Remember Peace
Read: Luke 19:41-44
During Lent, we follow alongside Jesus as He makes his way toward Jerusalem one final time and prepares for His crucifixion and death. Looking over the city He loves, He weeps about what is yet to come: not His own death, but the eventual siege and destruction of Jerusalem by Rome that would take place in approximately forty years. Jesus laments, “If you, even you, had only recognized on this day the things that make for peace! But now they are hidden from your eyes.” (Luke 19:42, NRSV).
When Jesus was alive, most Jews thought that their Messiah would overthrow their oppressive Roman rulers.

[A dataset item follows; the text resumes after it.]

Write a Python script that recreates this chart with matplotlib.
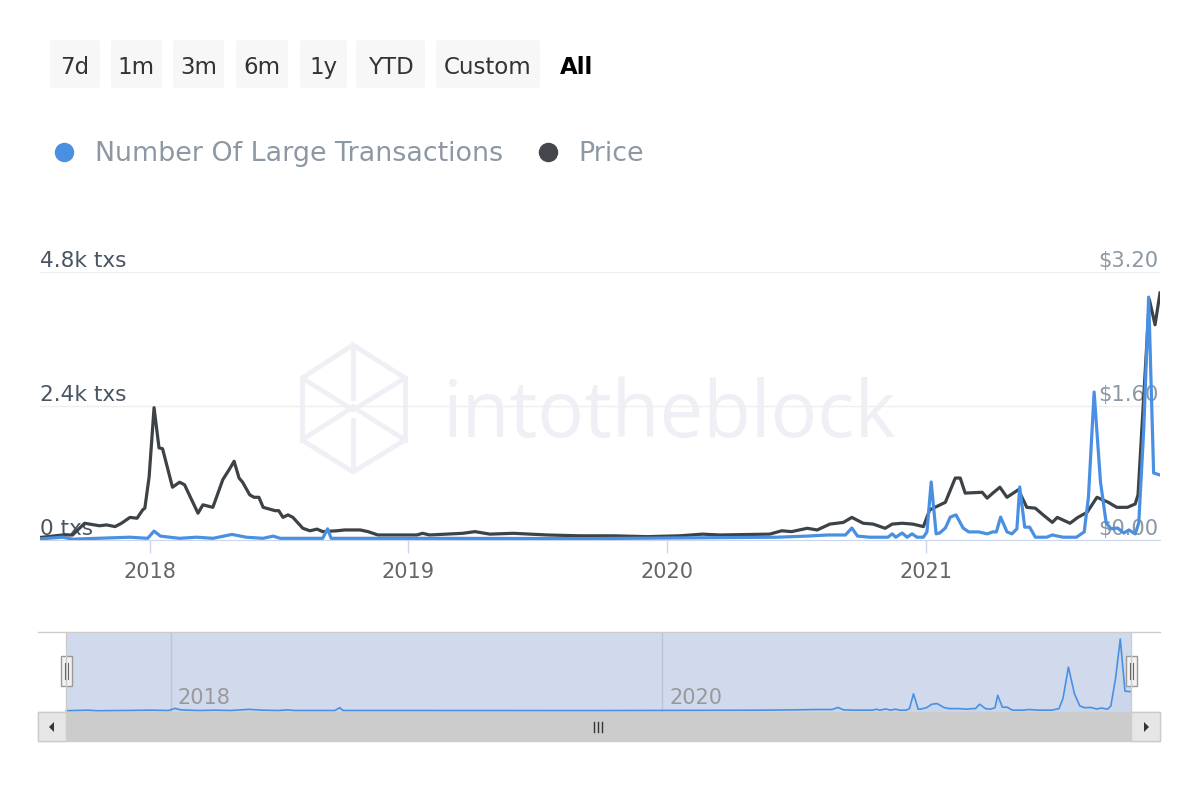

Yet Jesus preached of a Kingdom that was not like any other; in His Kingdom, the first would be last, violence would not be the answer, and peace was the greater way. Unfortunately, those who did not accept the upside-down ways of Jesus’ Kingdom eventually murdered Him on a Roman cross. Forty years later, Jewish rebels and Zealots tried to overthrow their Roman oppressors, but ended up causing Jerusalem’s destruction.
In 70 A.D., when the residents of Jerusalem were being met by battering rams, burning fire, and legions of Roman soldiers, would they remember Jesus’ words from nearly four decades earlier? Would they recall that His Kingdom was centered around humility and peace, not power and gain? Would they now recognize that Jesus had been God in flesh among them, calling them to a different way of life?
May we have ears to hear Christ’s message of peace. May we remember that peace is the greater way, and violence is never the answer in Christ’s Kingdom.